▶ **WHAT NEEDS TO BE DONE**: Exactly the lines from the first line of the records to the line holding "plt.rcParams['font.family'] = ['Liberation" should be duplicated, and nothing more; pictures stay out.
--- START DATASET ENTRIES ---
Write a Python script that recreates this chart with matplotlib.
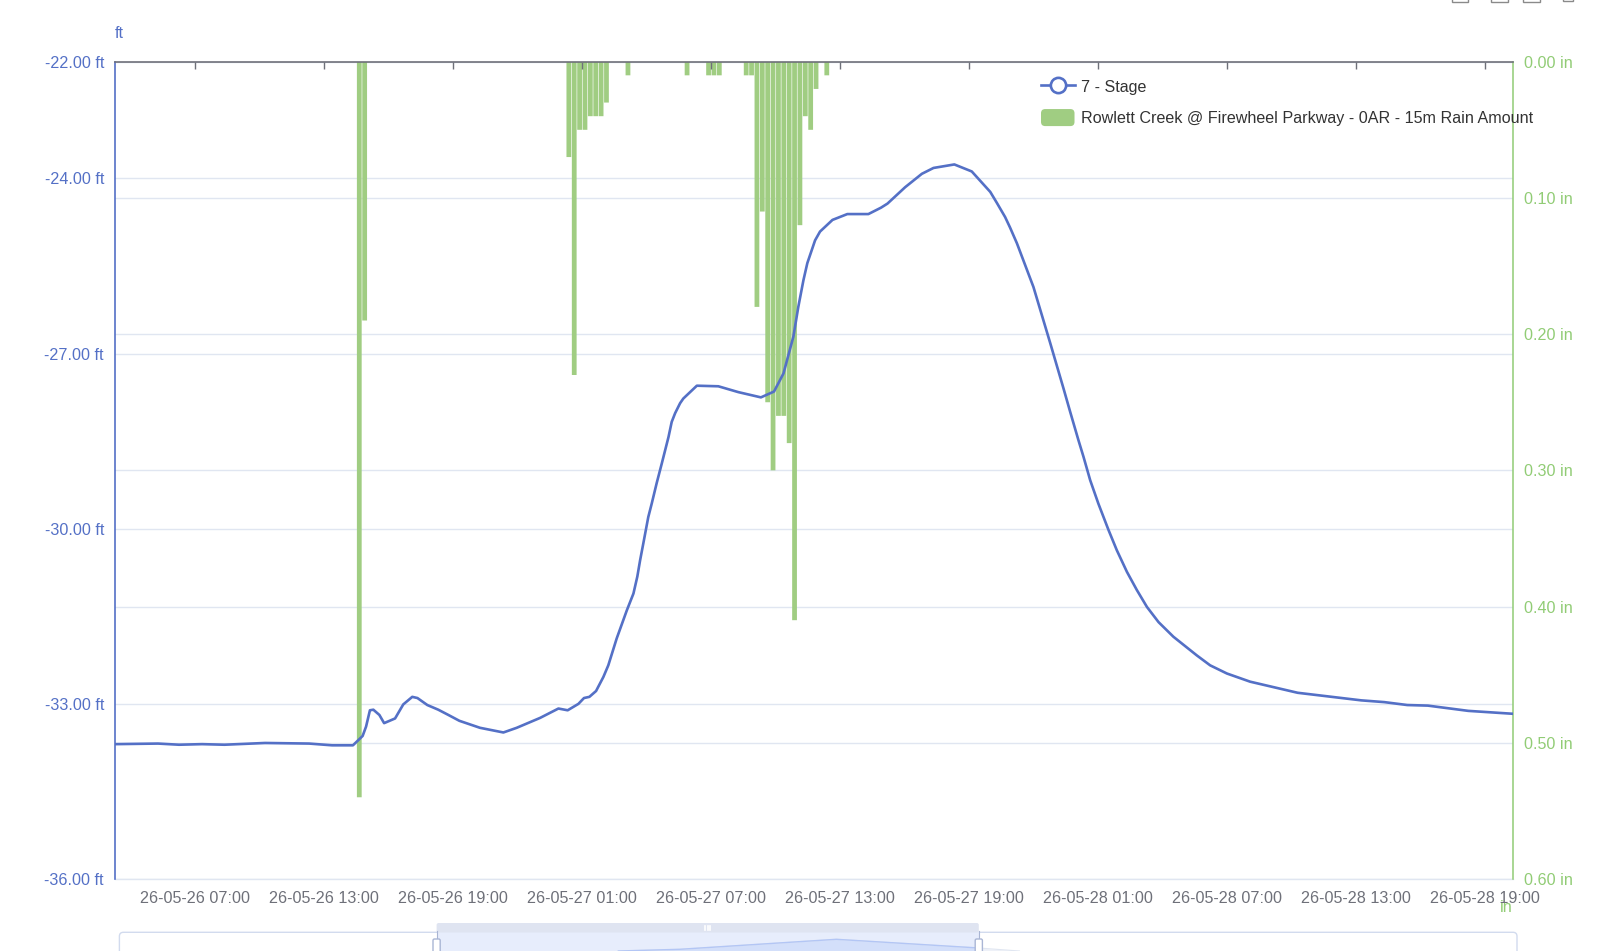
import matplotlib
matplotlib.use("Agg")
import matplotlib.pyplot as plt
from matplotlib.lines import Line2D
from matplotlib.patches import Patch, FancyBboxPatch, Rectangle
from matplotlib.legend_handler import HandlerPatch
from matplotlib.transforms import Affine2D

plt.rcParams['font.family'] = ['Liberation Sans', 'DejaVu Sans']

# hours since 26-05-26 07:00
stage_hours = [-3.74, -1.74, -0.76, 0.31, 1.35, 3.24, 5.29, 6.36, 7.33, 7.78, 7.94, 8.12, 8.28, 8.56, 8.78,
               9.29, 9.67, 10.09, 10.33, 10.79, 11.30, 11.77, 12.28, 13.24, 14.33, 14.95, 16.04, 16.89,
               17.32, 17.82, 18.08, 18.33, 18.64, 18.98, 19.21, 19.60, 20.07, 20.38, 20.56, 20.69, 20.84, 21.07,
               21.23, 21.46, 21.70, 22.01, 22.16, 22.32, 22.55, 22.70, 23.33, 24.33, 25.26, 26.31, 26.92, 27.36,
               27.82, 28.05, 28.29, 28.47, 28.83, 29.06, 29.64, 30.33, 31.31, 31.90, 32.20, 33.02, 33.80, 34.34,
               35.31, 36.12, 36.98, 37.29, 37.67, 37.90, 38.22, 38.60, 38.99, 39.38, 39.77, 40.39, 40.70, 41.08,
               41.32, 41.63, 42.01, 42.48, 42.87, 43.34, 43.80, 44.27, 44.81, 45.50, 46.59, 47.21, 47.99, 49.07,
               50.93, 51.28, 54.24, 55.31, 56.38, 57.34, 59.22, 61.30]
stage_ft = [-33.69, -33.68, -33.70, -33.69, -33.70, -33.67, -33.68, -33.71, -33.71, -33.55, -33.39, -33.11,
            -33.10, -33.19, -33.33, -33.25, -33.01, -32.88, -32.90, -33.02, -33.10, -33.19, -33.29, -33.41,
            -33.49, -33.41, -33.24, -33.08, -33.11, -33.00, -32.90, -32.88, -32.78, -32.54, -32.34, -31.88,
            -31.40, -31.11, -30.82, -30.54, -30.25, -29.80, -29.57, -29.22, -28.88, -28.43, -28.17, -28.02,
            -27.85, -27.77, -27.55, -27.56, -27.66, -27.75, -27.65, -27.34, -26.71, -26.20, -25.74, -25.45,
            -25.06, -24.91, -24.71, -24.61, -24.61, -24.50, -24.43, -24.15, -23.92, -23.82, -23.76, -23.88,
            -24.23, -24.42, -24.66, -24.84, -25.11, -25.48, -25.86, -26.34, -26.82, -27.60, -28.00, -28.48,
            -28.77, -29.17, -29.57, -30.02, -30.37, -30.74, -31.05, -31.34, -31.60, -31.85, -32.17, -32.34,
            -32.48, -32.62, -32.78, -32.81, -32.94, -32.97, -33.02, -33.03, -33.12, -33.17]

rain_hours = [7.625, 7.875, 17.375, 17.625, 17.875, 18.125, 18.375, 18.625, 18.875, 19.125, 20.125, 22.875,
              23.875, 24.125, 24.375, 25.625, 25.875, 26.125, 26.375, 26.625, 26.875, 27.125, 27.375, 27.625,
              27.875, 28.125, 28.375, 28.625, 28.875, 29.375]
rain_in = [0.54, 0.19, 0.07, 0.23, 0.05, 0.05, 0.04, 0.04, 0.04, 0.03, 0.01, 0.01,
           0.01, 0.01, 0.01, 0.01, 0.01, 0.18, 0.11, 0.25, 0.30, 0.26, 0.26, 0.28,
           0.41, 0.12, 0.04, 0.05, 0.02, 0.01]

x_ticks = [0, 6, 12, 18, 24, 30, 36, 42, 48, 54, 60]
x_labels = ['26-05-26 07:00', '26-05-26 13:00', '26-05-26 19:00', '26-05-27 01:00',
            '26-05-27 07:00', '26-05-27 13:00', '26-05-27 19:00', '26-05-28 01:00',
            '26-05-28 07:00', '26-05-28 13:00', '26-05-28 19:00']
ft_ticks = [-36, -33, -30, -27, -24, -22]
in_ticks = [0.0, 0.1, 0.2, 0.3, 0.4, 0.5, 0.6]

# overview in the slider: percent of full range, height of the mini area
overview_pct = [35.7, 40.1, 51.3, 61.5, 64.4]
overview_val = [0.0, 1.7, 11.7, 3.0, 0.0]

BLUE = '#5470c6'
GREEN = '#91cc75'
BAR = '#a0cd82'
GRID = '#E0E6F1'
GRAY = '#6E7079'
FS = 11.6

W, H = 1600, 951
fig = plt.figure(figsize=(W / 100, H / 100), dpi=100, facecolor='white')
L, R, T, B = 115, 1513, 61.7, 879
rect = [L / W, 1 - B / H, (R - L) / W, (B - T) / H]

ax = fig.add_axes(rect, zorder=1)
ax.set_xlim(stage_hours[0], stage_hours[-1])
ax.set_ylim(-36, -22)
ax.set_yticks(ft_ticks)
ax.set_yticklabels([f'{v:.2f} ft' for v in ft_ticks])
ax.set_xticks(x_ticks)
ax.set_xticklabels(x_labels)
ax.tick_params(axis='y', length=0, pad=8, labelsize=FS, labelcolor=BLUE)
ax.tick_params(axis='x', top=False, bottom=False, labeltop=False, labelbottom=True,
               length=0, labelsize=FS, labelcolor=GRAY, pad=8.8)
ax.grid(axis='y', color=GRID, lw=1.0)
ax.set_axisbelow(True)
for s in ('left', 'right', 'top'):
    ax.spines[s].set_visible(False)
ax.spines['bottom'].set_color(GRID)
ax.spines['bottom'].set_linewidth(1.0)

ax2 = ax.twinx()
ax2.set_zorder(2)
ax2.patch.set_visible(False)
ax2.set_ylim(0.6, 0)
ax2.set_yticks(in_ticks)
ax2.set_yticklabels([f'{v:.2f} in' for v in in_ticks])
ax2.tick_params(axis='y', length=0, pad=8, labelsize=FS, labelcolor=GREEN)
ax2.grid(axis='y', color=GRID, lw=1.0)
ax2.set_axisbelow(True)
for s in ('left', 'top', 'bottom', 'right'):
    ax2.spines[s].set_visible(False)
for g, v in zip(ax2.get_ygridlines(), in_ticks):
    if v in (0.0, 0.6):
        g.set_visible(False)
bars = ax2.bar(rain_hours, rain_in, width=0.222, color=BAR, linewidth=0, zorder=3,
               label='Rowlett Creek @ Firewheel Parkway - 0AR - 15m Rain Amount')
for b in bars:
    b.set_snap(False)

ax3 = ax.twinx()
ax3.set_zorder(3)
ax3.patch.set_visible(False)
ax3.set_ylim(-36, -22)
ax3.set_yticks([])
ax3.xaxis.set_visible(True)
ax3.xaxis.set_ticks_position('top')
ax3.set_xticks(x_ticks)
ax3.tick_params(axis='x', top=True, bottom=False, labeltop=False, labelbottom=False, direction='in',
                length=5, width=1.0, color=GRAY)
for s, c, w in (('left', BLUE, 1.2), ('right', GREEN, 1.1), ('top', GRAY, 1.2)):
    ax3.spines[s].set_color(c)
    ax3.spines[s].set_linewidth(w)
ax3.spines['bottom'].set_visible(False)
ax3.plot(stage_hours, stage_ft, color=BLUE, lw=1.9, solid_joinstyle='round', zorder=4)
ax3.set_xlim(stage_hours[0], stage_hours[-1])

px = Affine2D().scale(1, -1).translate(0, H)
fig.text(119 / W, 1 - 33.7 / H, 'ft', color=BLUE, fontsize=FS, ha='center', va='center')
fig.text(1506.6 / W, 1 - 908 / H, 'in', color=GREEN, fontsize=FS, ha='center', va='center')


def rounded(xy, width, height, pad, **kw):
    return FancyBboxPatch(xy, width, height, boxstyle=f'round,pad=0,rounding_size={pad}', **kw)


def make_handle(legend, orig_handle, xdescent, ydescent, width, height, fontsize):
    return rounded((-xdescent, -ydescent), width, height, 3.0)


handles = [
    Line2D([], [], color=BLUE, lw=1.9, marker='o', ms=11, mfc='white', mec=BLUE, mew=1.9),
    Patch(facecolor=BAR, edgecolor='none'),
]
labels = ['7 - Stage', 'Rowlett Creek @ Firewheel Parkway - 0AR - 15m Rain Amount']
leg = ax3.legend(handles, labels, loc='upper left', bbox_to_anchor=(1041 / W, 1 - 78 / H),
                 bbox_transform=fig.transFigure, frameon=False, fontsize=FS, borderpad=0, borderaxespad=0,
                 handlelength=2.08, handleheight=1.25, handletextpad=0.42, labelspacing=0.87,
                 numpoints=1, labelcolor='#333333',
                 handler_map={Patch: HandlerPatch(patch_func=make_handle)})

# toolbox icons clipped at the top edge
for x0, x1 in ((1452, 1468), (1491, 1508), (1523, 1540)):
    fig.add_artist(Rectangle((x0, -6), x1 - x0, 8, transform=px, fc='none', ec='#8a8a8a', lw=1.0))
fig.add_artist(Rectangle((1563, -6), 10, 7, transform=px, fc='none', ec='#8a8a8a', lw=1.0))

# data zoom slider
S_L, S_R, S_TOP = 119.4, 1517, 932.3
SEL_L, SEL_R = 436.6, 978.8
fig.add_artist(rounded((S_L, S_TOP), S_R - S_L, 40, 4, transform=px, fc='white', ec='#d2dbee', lw=1.0, zorder=-2))
fig.add_artist(Rectangle((SEL_L, S_TOP), SEL_R - SEL_L, 30, transform=px, fc='#e7edfc', ec='none', zorder=-1))
fig.add_artist(rounded((SEL_L, 923), SEL_R - SEL_L, 9.5, 2, transform=px, fc='#dfe4f1', ec='none', zorder=-1))

sl = fig.add_axes([S_L / W, 0, (S_R - S_L) / W, 28 / H], zorder=0)
sl.axis('off')
sl.set_xlim(0, 100)
sl.set_ylim(0, 28)
sel_a, sel_b = (SEL_L - S_L) / (S_R - S_L) * 100, (SEL_R - S_L) / (S_R - S_L) * 100
sl.fill_between(overview_pct, overview_val, color='#eef1f8', lw=0)
sl.plot(overview_pct, overview_val, color='#e0e6f1', lw=0.8)
clip = Rectangle((sel_a, 0), sel_b - sel_a, 28, transform=sl.transData)
a = sl.fill_between(overview_pct, overview_val, color='#d3dffa', lw=0)
a.set_clip_path(clip)
l, = sl.plot(overview_pct, overview_val, color='#b3c6f5', lw=1.0)
l.set_clip_path(clip)

for xs in (SEL_L, SEL_R):
    fig.add_artist(Line2D([xs, xs], [931, 940], transform=px, color='#a9b5d3', lw=0.8, zorder=4))
    fig.add_artist(rounded((xs - 3.6, 939), 7.2, 20, 1.5, transform=px, fc='white', ec='#aab6d5', lw=1.0, zorder=5))
for dx in (-2.5, 0, 2.5):
    fig.add_artist(Line2D([(SEL_L + SEL_R) / 2 + dx] * 2, [925.5, 929.5], transform=px, color='white', lw=1.2, zorder=5))

fig.savefig('out.png', dpi=100)
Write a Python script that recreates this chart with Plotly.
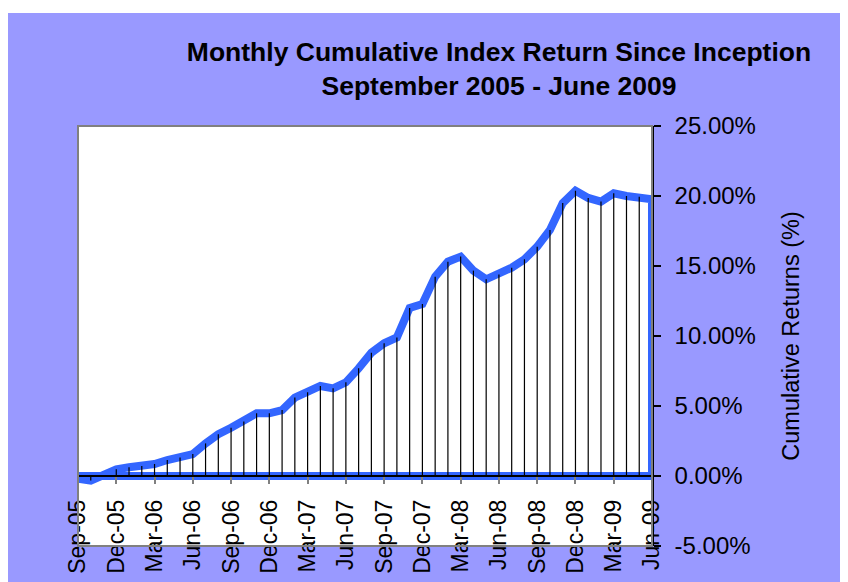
--- END DATASET ENTRIES ---
▶ **CORRECT OUTPUT**:
Write a Python script that recreates this chart with matplotlib.
import matplotlib
matplotlib.use("Agg")
import matplotlib.pyplot as plt
from matplotlib.lines import Line2D
from matplotlib.patches import Patch, FancyBboxPatch, Rectangle
from matplotlib.legend_handler import HandlerPatch
from matplotlib.transforms import Affine2D

plt.rcParams['font.family'] = ['Liberation Sans', 'DejaVu Sans']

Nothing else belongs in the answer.